Canada’s announcement to boost its defense budget by 70 percent over ten years comes after more than a decade of low spending, but also a period of intense operations in Afghanistan and elsewhere that has worn down both equipment and personnel.
Canadian Minister of Defense Harjit Sajjan announced the the budget would increase to $24.2 billion in 2026-27 from $14 billion in 2016-17, according to numbers published in The Guardian.
Pundits in Ottawa have put the most responsibility on the President Donald Trump’s repeated statements about low defense spending among America’s NATO allies has something to do with the Trudeau government’s announced spending hike, but Canada also has its own good reasons for putting more money towards defense.
“The goal of all of this is to allow the Canadian Forces of the future to simultaneously undertake “two deployments of 500 to 1,500 personnel,” plus one short, six-to-nine month ‘limited-time deployment of 500 to 1,500 personnel,’ plus three small deployments of 100 to 500 personnel,” according to a Wednesday editorial in The Globe and Mail.
While Canada no longer is engaged in intense combat operations in Afghanistan, it does not mean that the pace has slackened much for Canada’s armed forces. Canada is leading NATO’s Enhanced Forward Presence (eFP) in Latvia, alongside the U.K. in Estonia, Germany in Lithuania and the United States in Poland.
The eFP groups were put in place in NATO’s east in response to Russia’s continued aggressiveness, and there is reason to believe that this will be an effort that extends over the long haul.
Also, Canada contributes to the U.S.-led counter-ISIS coalition in Syria and Iraq. Finally, The Arctic is a central interest for Ottawa, and one of the best-placed instruments for operating and showing presence in this increasingly active region is the Canadian military. The defense spending increase will help grow both the active duty and reserve force so Canada can continue to operate at a high tempo.
Second, Canada is facing a whole host of aging equipment that must be replaced in the coming years. Its Boeing CF-18 Hornets have been driven hard and Ottawa is considering its options for a replacement. The Lockheed Martin F-35 Joint Strike Fighter was believed to be the natural pick, but concerns over the cost of the system has meant that the Ministry of Defense is considering other options as well.
“Canada will hold an open competition to buy 88 advanced fighters to replace its fleet of 77 CF-18 planes, more than the 65 new jets the previous Conservative government had planned,” reported The Guardian on Wednesday.
The estimated cost could be as high $14.1 billion for the program.

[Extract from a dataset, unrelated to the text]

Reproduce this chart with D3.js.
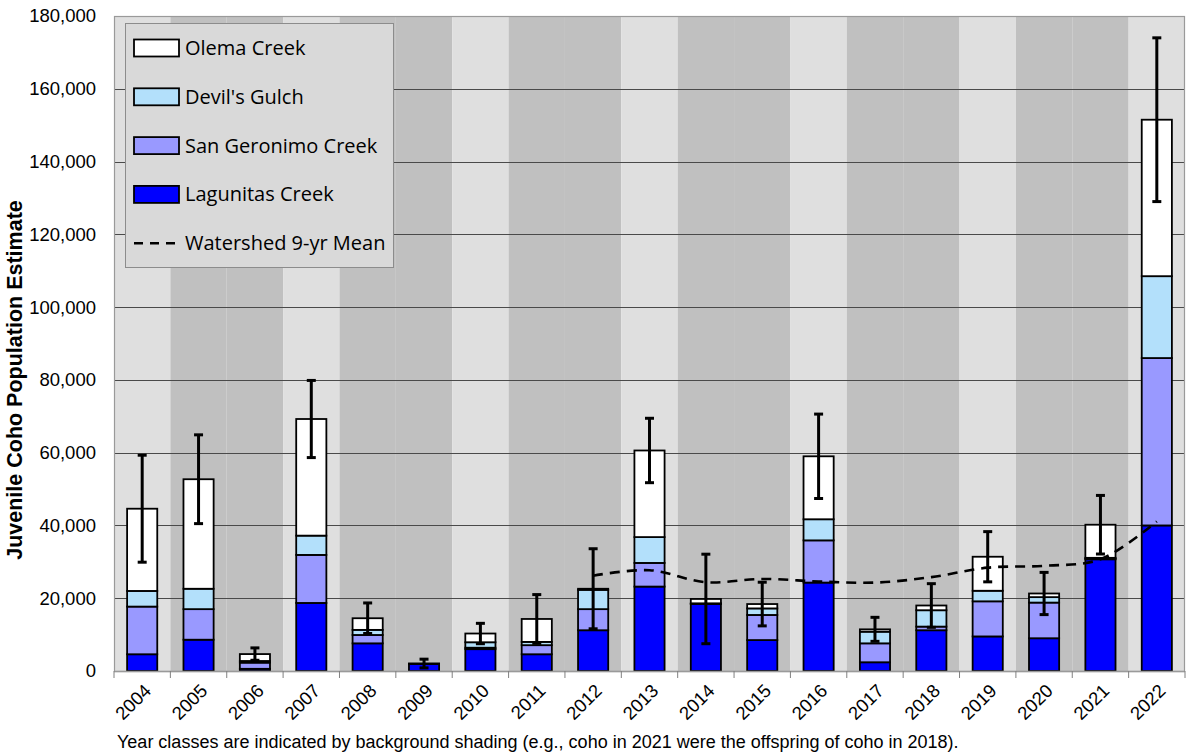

Canada is also embarking on an ambitious effort to modernize its navy. This would include a new class of surface combatant of destroyer size, with some of them optimized for the air defense role. The current plan calls for fifteen ships in the class. Ottawa is also looking to invest in oilers that would extend the range and endurance of the Canadian navy, along with Arctic patrol vessels. Canada may also invest in new submarines; recently a Canadian senate report called for the Canadian navy to grow its submarine force to twelve boats.
The Canadian defense spending boost has received praise in both Washington and at NATO.
“This new defense policy demonstrates Canadian resolve to build additional military capacity and a more capable fighting force. In light of today’s security challenges around the world, it’s critical for Canada’s moral voice to be supported by the hard power of a strong military,” U.S. Secretary of Defense James Mattis said on Wednesday.
However, this boost does not get Canada to the two percent of GDP for defense, as agreed by all NATO allies. And low growth in the plans means sometime in the future Canada will not entirely fulfill its pledges announced this week.
Still, the Trump administration and the stated need for Ottawa to keep to its global commitments have placed a hard power emphasis on the Canadian military for the foreseeable future.